Taco Bell’s Taylor Montgomery: Marketing today is about being a connector

Taco Bell has cracked the co-creator code, forging partnerships with influencers big and small in its quest to identify fellow ‘cultural rebels.’

Few, if any, restaurant brands leverage influencers as effectively as Taco Bell. The company’s inaugural Live Más Live event in February in Las Vegas illustrates as much, with about 300 attendees on hand to witness an Apple-like product showcase and without parameters on how to disperse the avalanche of product news released from that stage.

Throughout the event, creators voraciously recorded and shared every piece of information provided by company executives as if these ideas were their own. Indeed, it wouldn’t be unusual for some of these ideas to be their own because Taco Bell has cracked the co-creator code. This is evidenced not just by the influencers who have been handed VIP passes at exclusive events, but also through its new TBX program, inviting emerging chefs to help reimagine some of its signature offerings. Taco Bell also shares its culinary keys with startup companies like Beekeeper Coffee, Secret Aardvark, and Disha Hot.

It’s perhaps no surprise that Taco Bell was recently recognized by Rolling Stone for its marketing prowess. The publication noted that the chain is relevant and popular and connects with its loyal fanbase in “authentic and irreverent ways.” New CEO Sean Tresvant cut his teeth from marketing heavyweight Nike, where he spent more than 15 years in leadership roles before taking on the global chief brand and strategy officer role at Taco Bell. He built a deep bench at the QSR chain, starting with current CMO Taylor Montgomery. Montgomery spent six years learning the ropes at Procter & Gamble before joining Taco Bell in 2016 as a senior manager of brand marketing and innovation and working his way up.

Now, as CMO, he focuses on three areas of prioritization.

“One, getting tight on what our brand objectives are and how do we balance and acknowledge who we are as a brand — where we were versus where we want to go in five to 10 years. No. 2 is the business. What are the needs and goals of the business? No. 3 is the team,” Montgomery said. “There’s an X factor when you get creativity sparking and everyone’s pushing behind an idea. Sometimes you’ve got to go with it even if you don’t have it figured out.”

What Taco Bell seems to have figured out is that fan/influence piece, which is certainly a big piece. In 2023, the creator economy became a $250 billion industry, and Goldman Sachs predicts it will reach about $480 million by 2027. Montgomery said Taco Bell is uniquely positioned to leverage this co-creator landscape because the company has a strong relationship with its fans. How a fan is elevated to an influencer requires a much deeper connection, however.

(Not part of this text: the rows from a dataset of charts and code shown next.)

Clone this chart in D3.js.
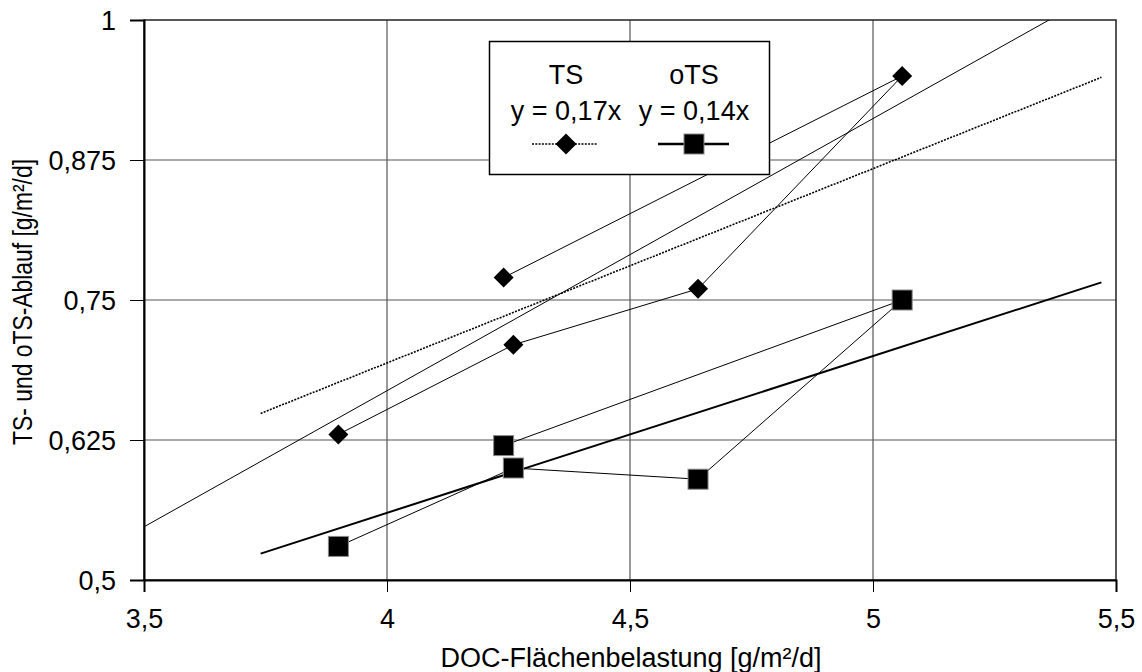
<!DOCTYPE html>
<html>
<head>
<meta charset="utf-8">
<script src="https://cdn.jsdelivr.net/npm/d3@7"></script>
<style>
  html, body { margin: 0; padding: 0; background: #fff; }
  svg { display: block; font-family: "Liberation Sans", Arial, sans-serif; }
</style>
</head>
<body>
<svg id="chart" width="1142" height="672"></svg>
<script>
// DOC surface load per sample (g/m²/d), in measurement order
const docLoad = [4.24, 5.06, 4.64, 4.26, 3.90];
// Effluent loads (g/m²/d)
const tsValues  = [0.77, 0.95, 0.76, 0.71, 0.63];
const otsValues = [0.62, 0.75, 0.59, 0.60, 0.53];

// linear TS trend with intercept: [intercept, slope]
const tsLinearTrend = [-0.303, 0.243];

const xTicks = [3.5, 4, 4.5, 5, 5.5];
const yTicks = [0.5, 0.625, 0.75, 0.875, 1];
const trendRange = [3.74, 5.47];

const fmt = v => String(v).replace(".", ",");
const FONT = 27;

const svg = d3.select("#chart");
const margin = { left: 144, right: 1116, top: 20, bottom: 580 };

const x = d3.scaleLinear().domain([3.5, 5.5]).range([margin.left, margin.right]);
const y = d3.scaleLinear().domain([0.5, 1]).range([margin.bottom, margin.top]);

// regression through the origin: y = b·x
function slopeThroughOrigin(xs, ys) {
  return d3.sum(xs, (v, i) => v * ys[i]) / d3.sum(xs, v => v * v);
}
const tsSlope = slopeThroughOrigin(docLoad, tsValues);
const otsSlope = slopeThroughOrigin(docLoad, otsValues);

// gridlines
const grid = svg.append("g");
grid.selectAll("line.gx").data(xTicks.slice(1, -1)).join("line")
  .attr("x1", d => x(d)).attr("x2", d => x(d))
  .attr("y1", margin.top).attr("y2", margin.bottom)
  .attr("stroke", "#555").attr("stroke-width", 1.2);
grid.selectAll("line.gy").data(yTicks.slice(1, -1)).join("line")
  .attr("y1", d => y(d)).attr("y2", d => y(d))
  .attr("x1", margin.left).attr("x2", margin.right)
  .attr("stroke", "#555").attr("stroke-width", 1.2);

// plot frame
svg.append("rect")
  .attr("x", margin.left).attr("y", margin.top)
  .attr("width", margin.right - margin.left).attr("height", margin.bottom - margin.top)
  .attr("fill", "none").attr("stroke", "#222").attr("stroke-width", 1.5);

// axes
const xAxis = d3.axisBottom(x).tickValues(xTicks).tickFormat(fmt).tickSize(12).tickPadding(17);
const yAxis = d3.axisLeft(y).tickValues(yTicks).tickFormat(fmt).tickSize(14).tickPadding(14);

const gx = svg.append("g").attr("transform", `translate(0,${margin.bottom})`).call(xAxis);
const gy = svg.append("g").attr("transform", `translate(${margin.left},0)`).call(yAxis);
[gx, gy].forEach(g => {
  g.select(".domain").attr("stroke", "#000").attr("stroke-width", 2);
  g.selectAll(".tick line").attr("stroke", "#000").attr("stroke-width", 1);
  g.selectAll("text").attr("font-size", FONT).attr("fill", "#000")
    .attr("font-family", "'Liberation Sans', Arial, sans-serif");
});
gy.selectAll("text").attr("dy", "0.35em");

// axis titles
svg.append("text")
  .attr("x", 631).attr("y", 667).attr("text-anchor", "middle")
  .attr("font-size", FONT).text("DOC-Flächenbelastung [g/m²/d]");
svg.append("text")
  .attr("transform", "translate(32,302) rotate(-90)").attr("text-anchor", "middle")
  .attr("font-size", 27).attr("textLength", 286).attr("lengthAdjust", "spacingAndGlyphs")
  .text("TS- und oTS-Ablauf [g/m²/d]");

const plot = svg.append("g");
svg.append("clipPath").attr("id", "plotClip").append("rect")
  .attr("x", margin.left).attr("y", margin.top)
  .attr("width", margin.right - margin.left).attr("height", margin.bottom - margin.top);

// linear TS trend across the whole plot
const trendY = v => tsLinearTrend[0] + tsLinearTrend[1] * v;
plot.append("line")
  .attr("clip-path", "url(#plotClip)")
  .attr("x1", x(3.5)).attr("y1", y(trendY(3.5)))
  .attr("x2", x(5.5)).attr("y2", y(trendY(5.5)))
  .attr("stroke", "#000").attr("stroke-width", 1);

// trendlines through the origin
plot.append("line")
  .attr("x1", x(trendRange[0])).attr("y1", y(tsSlope * trendRange[0]))
  .attr("x2", x(trendRange[1])).attr("y2", y(tsSlope * trendRange[1]))
  .attr("stroke", "#000").attr("stroke-width", 1.6).attr("stroke-dasharray", "2,1.3");
plot.append("line")
  .attr("x1", x(trendRange[0])).attr("y1", y(otsSlope * trendRange[0]))
  .attr("x2", x(trendRange[1])).attr("y2", y(otsSlope * trendRange[1]))
  .attr("stroke", "#000").attr("stroke-width", 2);

// series polylines in measurement order
const line = d3.line().x(d => x(d[0])).y(d => y(d[1]));
const tsPts = docLoad.map((v, i) => [v, tsValues[i]]);
const otsPts = docLoad.map((v, i) => [v, otsValues[i]]);
plot.append("path").attr("d", line(tsPts)).attr("fill", "none").attr("stroke", "#000").attr("stroke-width", 1);
plot.append("path").attr("d", line(otsPts)).attr("fill", "none").attr("stroke", "#000").attr("stroke-width", 1);

// markers
const diamond = (cx, cy, r) => `M${cx},${cy - r}L${cx + r},${cy}L${cx},${cy + r}L${cx - r},${cy}Z`;
plot.selectAll("path.ts").data(tsPts).join("path")
  .attr("d", d => diamond(x(d[0]), y(d[1]), 10)).attr("fill", "#000");
plot.selectAll("rect.ots").data(otsPts).join("rect")
  .attr("x", d => x(d[0]) - 10).attr("y", d => y(d[1]) - 10)
  .attr("width", 20).attr("height", 20)
  .attr("fill", "#000").attr("stroke", "#888").attr("stroke-width", 1);

// legend
const lg = svg.append("g");
lg.append("rect").attr("x", 489.5).attr("y", 41.5).attr("width", 280).attr("height", 133)
  .attr("fill", "#fff").attr("stroke", "#000").attr("stroke-width", 1.5);
const legendItems = [
  { name: "TS", slope: tsSlope, cx: 566 },
  { name: "oTS", slope: otsSlope, cx: 694 }
];
legendItems.forEach(it => {
  lg.append("text").attr("x", it.cx).attr("y", 84).attr("text-anchor", "middle")
    .attr("font-size", FONT).text(it.name);
  lg.append("text").attr("x", it.cx).attr("y", 120).attr("text-anchor", "middle")
    .attr("font-size", FONT).text(`y = ${it.slope.toFixed(2).replace(".", ",")}x`);
});
lg.append("line").attr("x1", 532).attr("x2", 598).attr("y1", 144).attr("y2", 144)
  .attr("stroke", "#000").attr("stroke-width", 1.6).attr("stroke-dasharray", "2,1.3");
lg.append("path").attr("d", diamond(566, 144, 10.5)).attr("fill", "#000");
lg.append("line").attr("x1", 658).attr("x2", 729).attr("y1", 144).attr("y2", 144)
  .attr("stroke", "#000").attr("stroke-width", 2.5);
lg.append("rect").attr("x", 684).attr("y", 134).attr("width", 20).attr("height", 20)
  .attr("fill", "#000").attr("stroke", "#888").attr("stroke-width", 1);
</script>
</body>
</html>
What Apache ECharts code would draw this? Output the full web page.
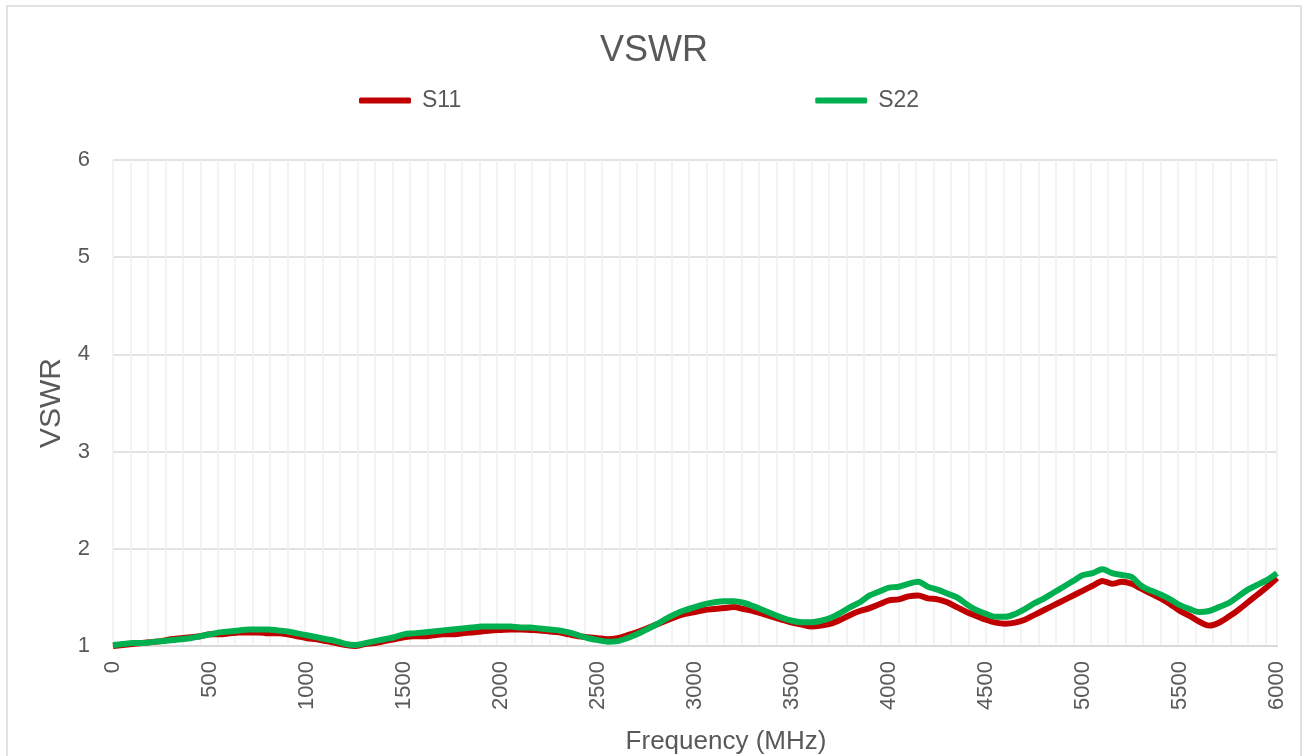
<!DOCTYPE html>
<html>
<head>
<meta charset="utf-8">
<script src="https://cdn.jsdelivr.net/npm/echarts@6/dist/echarts.min.js"></script>
<style>
html,body{margin:0;padding:0;background:#fff;}
#chart{width:1308px;height:756px;}
</style>
</head>
<body>
<div id="chart"></div>
<script>
// Frequency points (MHz), 50 MHz step
var freq = [];
for (var f = 0; f <= 6000; f += 50) freq.push(f);

var s11 = [
1.00,1.01,1.02,1.03,1.04,1.05,1.07,1.08,1.09,1.10,
1.12,1.12,1.13,1.14,1.14,1.14,1.13,1.13,1.12,1.10,
1.08,1.07,1.05,1.03,1.01,1.00,1.02,1.03,1.05,1.07,
1.09,1.10,1.10,1.11,1.12,1.12,1.13,1.14,1.15,1.16,
1.165,1.17,1.17,1.165,1.16,1.15,1.14,1.12,1.10,1.09,
1.08,1.07,1.08,1.11,1.14,1.18,1.22,1.26,1.30,1.33,
1.35,1.37,1.38,1.39,1.40,1.38,1.36,1.33,1.30,1.27,
1.24,1.22,1.20,1.21,1.23,1.27,1.32,1.36,1.39,1.43,
1.47,1.48,1.51,1.52,1.49,1.48,1.45,1.40,1.35,1.31,
1.27,1.24,1.23,1.24,1.27,1.32,1.37,1.42,1.47,1.52,
1.57,1.62,1.67,1.64,1.66,1.64,1.59,1.54,1.49,1.43,
1.36,1.31,1.25,1.21,1.24,1.30,1.37,1.45,1.53,1.61,
1.70
];

var s22 = [
1.01,1.02,1.03,1.03,1.04,1.05,1.06,1.07,1.08,1.10,
1.12,1.14,1.15,1.16,1.17,1.17,1.17,1.16,1.15,1.13,
1.11,1.09,1.07,1.05,1.02,1.01,1.03,1.05,1.07,1.09,
1.12,1.13,1.14,1.15,1.16,1.17,1.18,1.19,1.20,1.20,
1.20,1.20,1.19,1.19,1.18,1.17,1.16,1.14,1.11,1.08,
1.06,1.045,1.05,1.08,1.12,1.17,1.22,1.28,1.33,1.37,
1.40,1.43,1.45,1.46,1.46,1.445,1.41,1.37,1.33,1.29,
1.26,1.245,1.245,1.26,1.29,1.34,1.40,1.45,1.52,1.56,
1.60,1.61,1.64,1.66,1.61,1.58,1.54,1.50,1.43,1.37,
1.33,1.30,1.30,1.33,1.38,1.44,1.49,1.55,1.61,1.67,
1.73,1.75,1.79,1.75,1.73,1.71,1.62,1.57,1.53,1.48,
1.42,1.38,1.35,1.36,1.40,1.44,1.51,1.58,1.63,1.68,
1.75
];

var seriesNames = ['S11', 'S22'];
var seriesColors = ['#C00000', '#00B050'];

function pairs(vals) {
  return freq.map(function (x, i) { return [x, vals[i]]; });
}

var txt = '#595959';
var ff = 'Liberation Sans, Arial, sans-serif';
var chart = echarts.init(document.getElementById('chart'));
chart.setOption({
  animation: false,
  backgroundColor: '#ffffff',
  title: {
    text: 'VSWR',
    left: 'center',
    top: 28,
    textStyle: { color: txt, fontSize: 36, fontWeight: 'normal', fontFamily: ff }
  },
  graphic: [{
    type: 'rect',
    shape: { x: 7, y: 6, width: 1294, height: 760 },
    style: { fill: 'none', stroke: '#d9d9d9', lineWidth: 1.5 },
    silent: true,
    z: -10
  }],
  legend: {
    left: 354,
    top: 84,
    itemWidth: 52,
    itemHeight: 6,
    itemGap: 354,
    icon: 'roundRect',
    data: seriesNames,
    textStyle: { color: txt, fontSize: 23, fontFamily: ff, padding: [0, 0, 0, 6] }
  },
  grid: { left: 113, right: 31, top: 160, bottom: 110, containLabel: false, outerBoundsMode: 'none' },
  xAxis: [{
    type: 'value',
    min: 0, max: 6000, interval: 500,
    name: 'Frequency (MHz)',
    nameLocation: 'middle',
    nameGap: 83,
    nameTextStyle: { color: txt, fontSize: 26, fontFamily: ff, padding: [0, 0, 0, 62] },
    axisLine: { lineStyle: { color: '#d9d9d9', width: 2 } },
    axisTick: { show: false },
    splitLine: { show: false },
    axisLabel: {
      rotate: 90, margin: 15, color: txt, fontSize: 22, fontFamily: ff,
      formatter: function (v) { return String(v); }
    }
  }, {
    type: 'value',
    min: 0, max: 6000, interval: 90,
    position: 'bottom',
    axisLine: { show: false },
    axisTick: { show: false },
    axisLabel: { show: false },
    splitLine: { show: true, lineStyle: { color: '#efefef', width: 1.5 } }
  }],
  yAxis: {
    type: 'value',
    min: 1, max: 6, interval: 1,
    name: 'VSWR',
    nameLocation: 'middle',
    nameGap: 46,
    nameTextStyle: { color: txt, fontSize: 30, fontFamily: ff },
    axisLine: { show: false },
    axisTick: { show: false },
    axisLabel: { color: txt, fontSize: 22, margin: 23, fontFamily: ff },
    splitLine: { lineStyle: { color: '#d9d9d9', width: 1.5 } }
  },
  series: seriesNames.map(function (name, k) {
    return {
      name: name,
      type: 'line',
      xAxisIndex: 0,
      data: pairs(k === 0 ? s11 : s22),
      symbol: 'none',
      smooth: 0.3,
      lineStyle: { color: seriesColors[k], width: 6 },
      itemStyle: { color: seriesColors[k] },
      z: 2 + k
    };
  })
});
</script>
</body>
</html>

“Like any relationship, the ones you love the most are the ones who are authentically who they are. There are a lot of people who want to do things with us as a brand, but they don’t share our values, so we just say, ‘no thanks,’” Montgomery said. “You have to be open, authentic, real, raw. When you do that, you start to become a magnet for others who do that.”

Of course, Taco Bell’s influencer relationships range from big names like Doja Cat, Dolly Parton, and Davante Adams to those with smaller followings, like Blake Hundley, who runs the company’s subreddit page and who was recognized as the chain’s inaugural Superfan of the Year. All these partnerships have one clear attribute in common that Taco Bell gravitates toward.

“We look for cultural rebels. They look different. They feel different,” Montgomery said. “Our influencer strategy starts with being clear on who we are as a brand. For us, we believe we’re a cultural rebel that leads and inspires others to lead culture. Then we start to look for others that reach and inspire people, whether on social media, through music, [or] in the kitchen.”

The ultimate goal for Taco Bell in creating such partnerships is to bring more consumers into its restaurants and more often. Montgomery believes the company can do that by getting unique perspectives from influencers, fans, and startups, and by creating those deeper relationships.

“We have to believe that others can help us be better. What can we learn from them? Sometimes bigger companies, we can overcomplicate things,” he said. “My job as a marketer is to unleash and inspire creativity throughout the whole organization. For us to grow at the clip we want, I have to think about being a connector — how we make something work for operations, finance, digital, in restaurants.

“Being a marketer today isn’t just about great ideas,” he added, “it’s about being a connector.”